Reproduce every entry exactly and leave its pictures out.

_GIVEN RECORDS_
== == ==
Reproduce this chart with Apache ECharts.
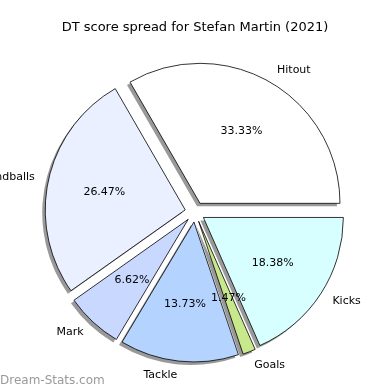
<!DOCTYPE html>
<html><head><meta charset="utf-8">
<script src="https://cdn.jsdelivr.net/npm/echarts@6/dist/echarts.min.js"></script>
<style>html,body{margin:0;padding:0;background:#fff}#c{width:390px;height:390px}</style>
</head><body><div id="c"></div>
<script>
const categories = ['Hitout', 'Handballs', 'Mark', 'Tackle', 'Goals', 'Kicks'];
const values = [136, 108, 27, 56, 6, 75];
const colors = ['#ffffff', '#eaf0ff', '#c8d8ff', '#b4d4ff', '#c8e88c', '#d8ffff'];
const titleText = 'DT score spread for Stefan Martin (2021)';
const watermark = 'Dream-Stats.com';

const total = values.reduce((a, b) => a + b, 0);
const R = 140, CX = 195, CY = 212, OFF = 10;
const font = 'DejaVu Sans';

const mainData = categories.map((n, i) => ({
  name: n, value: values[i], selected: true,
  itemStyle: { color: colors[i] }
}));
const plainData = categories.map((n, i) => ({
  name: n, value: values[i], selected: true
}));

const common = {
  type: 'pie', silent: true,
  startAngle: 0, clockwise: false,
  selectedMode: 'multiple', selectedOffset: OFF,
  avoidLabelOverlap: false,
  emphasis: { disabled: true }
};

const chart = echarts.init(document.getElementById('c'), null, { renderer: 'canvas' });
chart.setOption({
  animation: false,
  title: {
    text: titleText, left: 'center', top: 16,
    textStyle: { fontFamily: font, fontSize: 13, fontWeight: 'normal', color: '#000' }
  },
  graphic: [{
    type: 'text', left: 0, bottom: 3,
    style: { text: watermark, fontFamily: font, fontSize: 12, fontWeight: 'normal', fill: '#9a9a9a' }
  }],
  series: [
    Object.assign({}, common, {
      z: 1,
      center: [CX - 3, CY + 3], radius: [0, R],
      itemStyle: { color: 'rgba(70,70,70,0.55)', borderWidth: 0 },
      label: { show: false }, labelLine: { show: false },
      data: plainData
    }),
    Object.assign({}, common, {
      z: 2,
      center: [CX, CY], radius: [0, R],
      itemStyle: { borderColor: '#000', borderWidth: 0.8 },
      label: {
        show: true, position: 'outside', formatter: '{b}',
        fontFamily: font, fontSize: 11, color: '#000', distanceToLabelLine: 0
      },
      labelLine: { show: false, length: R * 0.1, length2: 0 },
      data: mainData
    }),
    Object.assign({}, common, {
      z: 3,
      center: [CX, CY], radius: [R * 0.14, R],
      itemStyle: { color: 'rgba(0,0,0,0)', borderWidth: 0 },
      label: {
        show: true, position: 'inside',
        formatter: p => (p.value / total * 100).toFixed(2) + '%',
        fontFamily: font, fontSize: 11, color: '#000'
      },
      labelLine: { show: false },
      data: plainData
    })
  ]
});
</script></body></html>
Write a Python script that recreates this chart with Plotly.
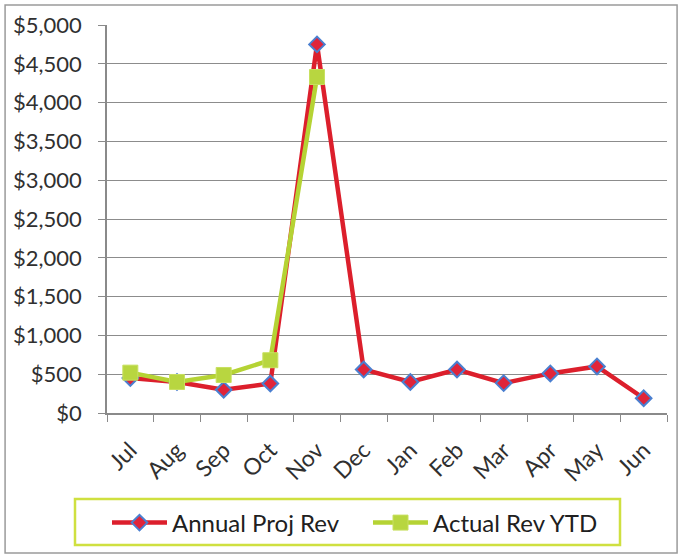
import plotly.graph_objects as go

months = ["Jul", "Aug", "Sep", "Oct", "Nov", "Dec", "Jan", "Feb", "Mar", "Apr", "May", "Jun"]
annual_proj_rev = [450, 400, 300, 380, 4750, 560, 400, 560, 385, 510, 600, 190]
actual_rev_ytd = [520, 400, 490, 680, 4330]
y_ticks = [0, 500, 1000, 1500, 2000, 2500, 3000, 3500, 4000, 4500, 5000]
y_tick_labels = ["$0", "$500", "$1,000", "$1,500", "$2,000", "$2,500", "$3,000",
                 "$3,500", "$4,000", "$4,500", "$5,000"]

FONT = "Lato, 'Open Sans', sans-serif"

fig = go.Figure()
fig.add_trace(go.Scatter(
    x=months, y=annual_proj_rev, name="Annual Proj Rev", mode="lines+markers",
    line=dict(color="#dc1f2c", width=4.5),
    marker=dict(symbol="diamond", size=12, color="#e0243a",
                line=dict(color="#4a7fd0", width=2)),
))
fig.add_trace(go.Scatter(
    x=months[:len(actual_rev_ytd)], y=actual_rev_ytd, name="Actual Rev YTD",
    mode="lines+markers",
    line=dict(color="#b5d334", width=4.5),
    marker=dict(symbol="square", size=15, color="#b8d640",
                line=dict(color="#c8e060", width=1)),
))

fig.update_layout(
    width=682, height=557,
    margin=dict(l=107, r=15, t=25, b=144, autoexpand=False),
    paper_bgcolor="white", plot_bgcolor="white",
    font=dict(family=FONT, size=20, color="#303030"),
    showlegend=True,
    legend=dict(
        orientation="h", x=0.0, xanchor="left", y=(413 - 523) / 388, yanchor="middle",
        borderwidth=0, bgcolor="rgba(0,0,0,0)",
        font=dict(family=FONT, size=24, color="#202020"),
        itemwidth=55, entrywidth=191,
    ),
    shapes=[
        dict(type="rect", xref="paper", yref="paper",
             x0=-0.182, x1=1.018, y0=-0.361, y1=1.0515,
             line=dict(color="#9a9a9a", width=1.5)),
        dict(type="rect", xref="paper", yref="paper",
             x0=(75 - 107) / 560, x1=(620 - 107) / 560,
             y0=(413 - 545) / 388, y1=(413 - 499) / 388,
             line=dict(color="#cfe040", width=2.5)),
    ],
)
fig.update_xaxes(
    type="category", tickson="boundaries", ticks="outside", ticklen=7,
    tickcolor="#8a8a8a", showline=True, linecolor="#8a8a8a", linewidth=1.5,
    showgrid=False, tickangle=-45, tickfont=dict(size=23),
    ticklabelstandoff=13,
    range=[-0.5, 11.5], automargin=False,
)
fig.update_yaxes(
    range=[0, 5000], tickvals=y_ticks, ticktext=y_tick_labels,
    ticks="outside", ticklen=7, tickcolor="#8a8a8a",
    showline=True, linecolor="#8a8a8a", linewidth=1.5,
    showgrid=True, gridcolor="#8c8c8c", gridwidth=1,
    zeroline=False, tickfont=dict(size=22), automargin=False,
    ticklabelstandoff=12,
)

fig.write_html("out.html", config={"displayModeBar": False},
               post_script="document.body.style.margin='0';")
== == ==
_EXERCISE RESPONSE_
Reproduce this chart with Apache ECharts.
<!DOCTYPE html>
<html><head><meta charset="utf-8">
<script src="https://cdn.jsdelivr.net/npm/echarts@6/dist/echarts.min.js"></script>
<style>html,body{margin:0;padding:0;background:#fff}#c{width:390px;height:390px}</style>
</head><body><div id="c"></div>
<script>
const categories = ['Hitout', 'Handballs', 'Mark', 'Tackle', 'Goals', 'Kicks'];
const values = [136, 108, 27, 56, 6, 75];
const colors = ['#ffffff', '#eaf0ff', '#c8d8ff', '#b4d4ff', '#c8e88c', '#d8ffff'];
const titleText = 'DT score spread for Stefan Martin (2021)';
const watermark = 'Dream-Stats.com';

const total = values.reduce((a, b) => a + b, 0);
const R = 140, CX = 195, CY = 212, OFF = 10;
const font = 'DejaVu Sans';

const mainData = categories.map((n, i) => ({
  name: n, value: values[i], selected: true,
  itemStyle: { color: colors[i] }
}));
const plainData = categories.map((n, i) => ({
  name: n, value: values[i], selected: true
}));

const common = {
  type: 'pie', silent: true,
  startAngle: 0, clockwise: false,
  selectedMode: 'multiple', selectedOffset: OFF,
  avoidLabelOverlap: false,
  emphasis: { disabled: true }
};

const chart = echarts.init(document.getElementById('c'), null, { renderer: 'canvas' });
chart.setOption({
  animation: false,
  title: {
    text: titleText, left: 'center', top: 16,
    textStyle: { fontFamily: font, fontSize: 13, fontWeight: 'normal', color: '#000' }
  },
  graphic: [{
    type: 'text', left: 0, bottom: 3,
    style: { text: watermark, fontFamily: font, fontSize: 12, fontWeight: 'normal', fill: '#9a9a9a' }
  }],
  series: [
    Object.assign({}, common, {
      z: 1,
      center: [CX - 3, CY + 3], radius: [0, R],
      itemStyle: { color: 'rgba(70,70,70,0.55)', borderWidth: 0 },
      label: { show: false }, labelLine: { show: false },
      data: plainData
    }),
    Object.assign({}, common, {
      z: 2,
      center: [CX, CY], radius: [0, R],
      itemStyle: { borderColor: '#000', borderWidth: 0.8 },
      label: {
        show: true, position: 'outside', formatter: '{b}',
        fontFamily: font, fontSize: 11, color: '#000', distanceToLabelLine: 0
      },
      labelLine: { show: false, length: R * 0.1, length2: 0 },
      data: mainData
    }),
    Object.assign({}, common, {
      z: 3,
      center: [CX, CY], radius: [R * 0.14, R],
      itemStyle: { color: 'rgba(0,0,0,0)', borderWidth: 0 },
      label: {
        show: true, position: 'inside',
        formatter: p => (p.value / total * 100).toFixed(2) + '%',
        fontFamily: font, fontSize: 11, color: '#000'
      },
      labelLine: { show: false },
      data: plainData
    })
  ]
});
</script></body></html>
Write a Python script that recreates this chart with Plotly.
import plotly.graph_objects as go

months = ["Jul", "Aug", "Sep", "Oct", "Nov", "Dec", "Jan", "Feb", "Mar", "Apr", "May", "Jun"]
annual_proj_rev = [450, 400, 300, 380, 4750, 560, 400, 560, 385, 510, 600, 190]
actual_rev_ytd = [520, 400, 490, 680, 4330]
y_ticks = [0, 500, 1000, 1500, 2000, 2500, 3000, 3500, 4000, 4500, 5000]
y_tick_labels = ["$0", "$500", "$1,000", "$1,500", "$2,000", "$2,500", "$3,000",
                 "$3,500", "$4,000", "$4,500", "$5,000"]

FONT = "Lato, 'Open Sans', sans-serif"

fig = go.Figure()
fig.add_trace(go.Scatter(
    x=months, y=annual_proj_rev, name="Annual Proj Rev", mode="lines+markers",
    line=dict(color="#dc1f2c", width=4.5),
    marker=dict(symbol="diamond", size=12, color="#e0243a",
                line=dict(color="#4a7fd0", width=2)),
))
fig.add_trace(go.Scatter(
    x=months[:len(actual_rev_ytd)], y=actual_rev_ytd, name="Actual Rev YTD",
    mode="lines+markers",
    line=dict(color="#b5d334", width=4.5),
    marker=dict(symbol="square", size=15, color="#b8d640",
                line=dict(color="#c8e060", width=1)),
))

fig.update_layout(
    width=682, height=557,
    margin=dict(l=107, r=15, t=25, b=144, autoexpand=False),
    paper_bgcolor="white", plot_bgcolor="white",
    font=dict(family=FONT, size=20, color="#303030"),
    showlegend=True,
    legend=dict(
        orientation="h", x=0.0, xanchor="left", y=(413 - 523) / 388, yanchor="middle",
        borderwidth=0, bgcolor="rgba(0,0,0,0)",
        font=dict(family=FONT, size=24, color="#202020"),
        itemwidth=55, entrywidth=191,
    ),
    shapes=[
        dict(type="rect", xref="paper", yref="paper",
             x0=-0.182, x1=1.018, y0=-0.361, y1=1.0515,
             line=dict(color="#9a9a9a", width=1.5)),
        dict(type="rect", xref="paper", yref="paper",
             x0=(75 - 107) / 560, x1=(620 - 107) / 560,
             y0=(413 - 545) / 388, y1=(413 - 499) / 388,
             line=dict(color="#cfe040", width=2.5)),
    ],
)
fig.update_xaxes(
    type="category", tickson="boundaries", ticks="outside", ticklen=7,
    tickcolor="#8a8a8a", showline=True, linecolor="#8a8a8a", linewidth=1.5,
    showgrid=False, tickangle=-45, tickfont=dict(size=23),
    ticklabelstandoff=13,
    range=[-0.5, 11.5], automargin=False,
)
fig.update_yaxes(
    range=[0, 5000], tickvals=y_ticks, ticktext=y_tick_labels,
    ticks="outside", ticklen=7, tickcolor="#8a8a8a",
    showline=True, linecolor="#8a8a8a", linewidth=1.5,
    showgrid=True, gridcolor="#8c8c8c", gridwidth=1,
    zeroline=False, tickfont=dict(size=22), automargin=False,
    ticklabelstandoff=12,
)

fig.write_html("out.html", config={"displayModeBar": False},
               post_script="document.body.style.margin='0';")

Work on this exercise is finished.